Although the typical embodiments of the present invention have been explained above, the present invention is not necessarily limited to the structures of these embodiments, and it is certainly possible to arbitrarily modify the specific detailed structure and the like.

INDUSTRIAL APPLICABILITY

The light-emitting device of the present invention can be used as an alternative to a lighting fixture such as an incandescent lamp, a mercury lamp, a fluorescent lamp and the like. Namely, the light-emitting device of the present invention is different in the technical field from the LED print head that is not used for illumination, and simultaneously does not share common actions and functions with the LED print head.

Claims

1. A light-emitting device comprising:

a plate-like heat dissipation member;

a light-emitting body emitting linear or planar light, which is mounted on the heat dissipation member, and which has a substrate, and a semiconductor laminate extending in a predetermined direction and including a first conductivity-type first semiconductor layer, a light-emitting layer, and a second conductivity-type second semiconductor layer;

a fluorescent lens covering the light-emitting body on the heat dissipation member, which emits light with a different wavelength from the light of the light-emitting body when excited by the light;

a light-emitting-body-side vacuum heat insulation layer formed between the fluorescent lens and the light-emitting body;

a diffusion lens covering the outside of fluorescent lens, which diffuses light passing through the fluorescent lens; and

a lens-side vacuum heat insulation layer formed between the diffusion lens and the fluorescent lens;

wherein the heat dissipation member extends in the same direction as the extending direction of the light-emitting body.

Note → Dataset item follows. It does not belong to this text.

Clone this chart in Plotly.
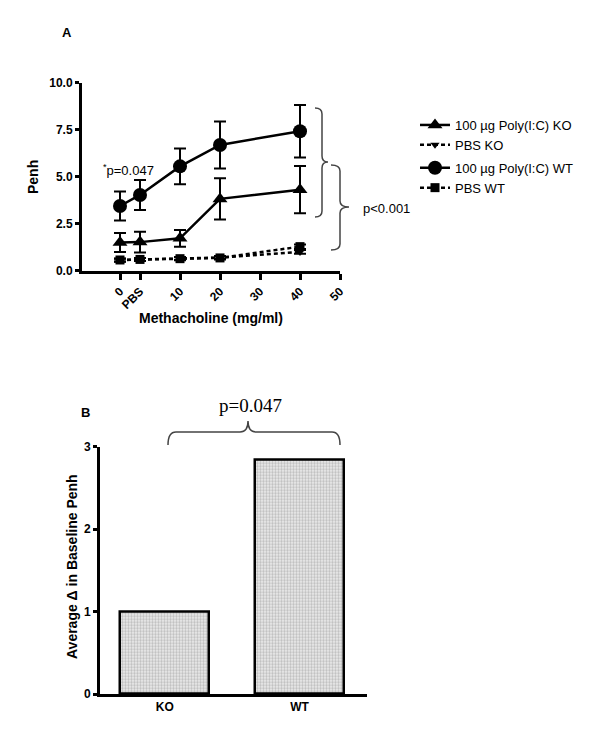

2. The light-emitting device according to claim 1, wherein the diffusion lens inhibits external ultraviolet light from penetrating.

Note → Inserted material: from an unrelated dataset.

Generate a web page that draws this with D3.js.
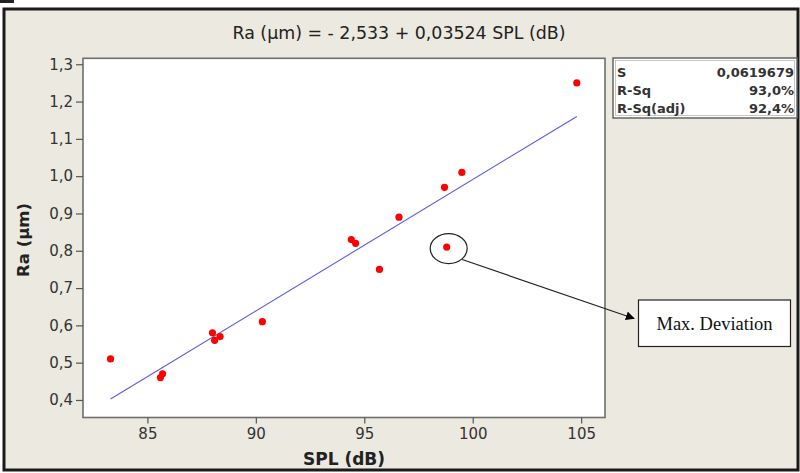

3. The light-emitting device according to claim 1, wherein the light-emitting device further comprises a heat insulating material that is provided on the outer edge side of the heat dissipation member's upper surface, and the diffusion lens is disposed on the heat dissipation member via the heat insulating material.

4. The light-emitting device according to claim 3, wherein the diffusion lens is welded on the heat insulating material.

5. The light-emitting device according to claim 4, wherein the fluorescent lens is disposed on the heat dissipation member via the heat insulating material.

6. The light-emitting device according to claim 3, wherein the fluorescent lens and the diffusion lens are made of glass.

7. The light-emitting device according to claim 4, wherein the fluorescent lens and diffusion lens are made of glass.

8. The light-emitting device according to claim 5, wherein the fluorescent lens and diffusion lens are made of glass.

9. The light-emitting device according to claim 2, wherein the light-emitting device further comprises a heat insulating material that is provided on the outer edge side of the heat dissipation member's upper surface, and the diffusion lens is disposed on the heat dissipation member via the heat insulating material.